■ **RAW DATA**:
-- begin --
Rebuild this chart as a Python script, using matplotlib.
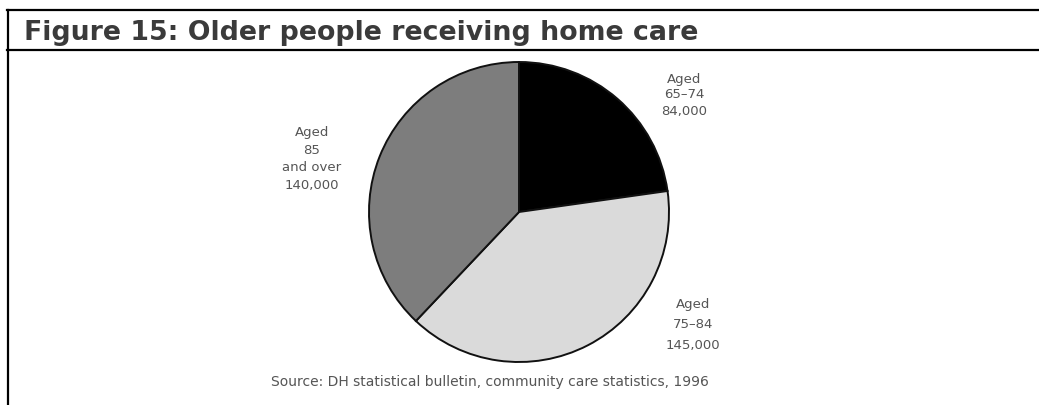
import matplotlib
matplotlib.use("Agg")
import matplotlib.pyplot as plt
from matplotlib.lines import Line2D

# home care recipients by age band
groups = ["65–74", "75–84", "85\nand over"]
recipients = [84000, 145000, 140000]
colours = ["#000000", "#dadada", "#7d7d7d"]

W, H = 1039, 405
fig = plt.figure(figsize=(W / 100, H / 100), dpi=100)
fig.patch.set_facecolor("white")


def px(x, y):
    # pixel position (from top-left) to figure fraction
    return x / W, 1 - y / H


# heading box
for (x0, y0), (x1, y1) in [((7, 10), (W, 10)), ((7, 50), (W, 50)), ((7.5, 10), (7.5, H))]:
    a, b = px(x0, y0)
    c, d = px(x1, y1)
    fig.add_artist(Line2D([a, c], [b, d], transform=fig.transFigure,
                          color="black", lw=1.6))

tx, ty = px(24, 40)
fig.text(tx, ty, "Figure 15: Older people receiving home care", family="DejaVu Sans",
         weight="bold", size=19.3, color="#3a3a3a", va="baseline", ha="left")

# pie: centre (519, 212) px, radius 150 px
r = 150
left, bottom = (519 - r) / W, (H - 212 - r) / H
ax = fig.add_axes([left, bottom, 2 * r / W, 2 * r / H])
ax.pie(recipients, colors=colours, startangle=90, counterclock=False, radius=1,
       wedgeprops=dict(edgecolor="#111111", linewidth=1.4))
ax.set_xlim(-1, 1)
ax.set_ylim(-1, 1)
ax.set_aspect("equal")
ax.axis("off")

label_pos = [(684, 95), (693, 325), (312, 159)]
spacing = [1.3, 1.75, 1.45]
for g, v, (x, y), ls in zip(groups, recipients, label_pos, spacing):
    fx, fy = px(x, y)
    fig.text(fx, fy, f"Aged\n{g}\n{v:,}", family="DejaVu Sans", size=9.5,
             color="#555555", ha="center", va="center", linespacing=ls)

sx, sy = px(490, 382)
fig.text(sx, sy, "Source: DH statistical bulletin, community care statistics, 1996",
         family="DejaVu Sans", size=10, color="#555555", ha="center", va="center")

fig.savefig("out.png", dpi=100)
-- end --
■ **EXERCISE**: Reproduce the material above in full and without alteration, but skip all pictures.

■ **SOLUTION FOR THIS EXERCISE**:
Rebuild this chart as a Python script, using matplotlib.
import matplotlib
matplotlib.use("Agg")
import matplotlib.pyplot as plt
from matplotlib.lines import Line2D

# home care recipients by age band
groups = ["65–74", "75–84", "85\nand over"]
recipients = [84000, 145000, 140000]
colours = ["#000000", "#dadada", "#7d7d7d"]

W, H = 1039, 405
fig = plt.figure(figsize=(W / 100, H / 100), dpi=100)
fig.patch.set_facecolor("white")


def px(x, y):
    # pixel position (from top-left) to figure fraction
    return x / W, 1 - y / H


# heading box
for (x0, y0), (x1, y1) in [((7, 10), (W, 10)), ((7, 50), (W, 50)), ((7.5, 10), (7.5, H))]:
    a, b = px(x0, y0)
    c, d = px(x1, y1)
    fig.add_artist(Line2D([a, c], [b, d], transform=fig.transFigure,
                          color="black", lw=1.6))

tx, ty = px(24, 40)
fig.text(tx, ty, "Figure 15: Older people receiving home care", family="DejaVu Sans",
         weight="bold", size=19.3, color="#3a3a3a", va="baseline", ha="left")

# pie: centre (519, 212) px, radius 150 px
r = 150
left, bottom = (519 - r) / W, (H - 212 - r) / H
ax = fig.add_axes([left, bottom, 2 * r / W, 2 * r / H])
ax.pie(recipients, colors=colours, startangle=90, counterclock=False, radius=1,
       wedgeprops=dict(edgecolor="#111111", linewidth=1.4))
ax.set_xlim(-1, 1)
ax.set_ylim(-1, 1)
ax.set_aspect("equal")
ax.axis("off")

label_pos = [(684, 95), (693, 325), (312, 159)]
spacing = [1.3, 1.75, 1.45]
for g, v, (x, y), ls in zip(groups, recipients, label_pos, spacing):
    fx, fy = px(x, y)
    fig.text(fx, fy, f"Aged\n{g}\n{v:,}", family="DejaVu Sans", size=9.5,
             color="#555555", ha="center", va="center", linespacing=ls)

sx, sy = px(490, 382)
fig.text(sx, sy, "Source: DH statistical bulletin, community care statistics, 1996",
         family="DejaVu Sans", size=10, color="#555555", ha="center", va="center")

fig.savefig("out.png", dpi=100)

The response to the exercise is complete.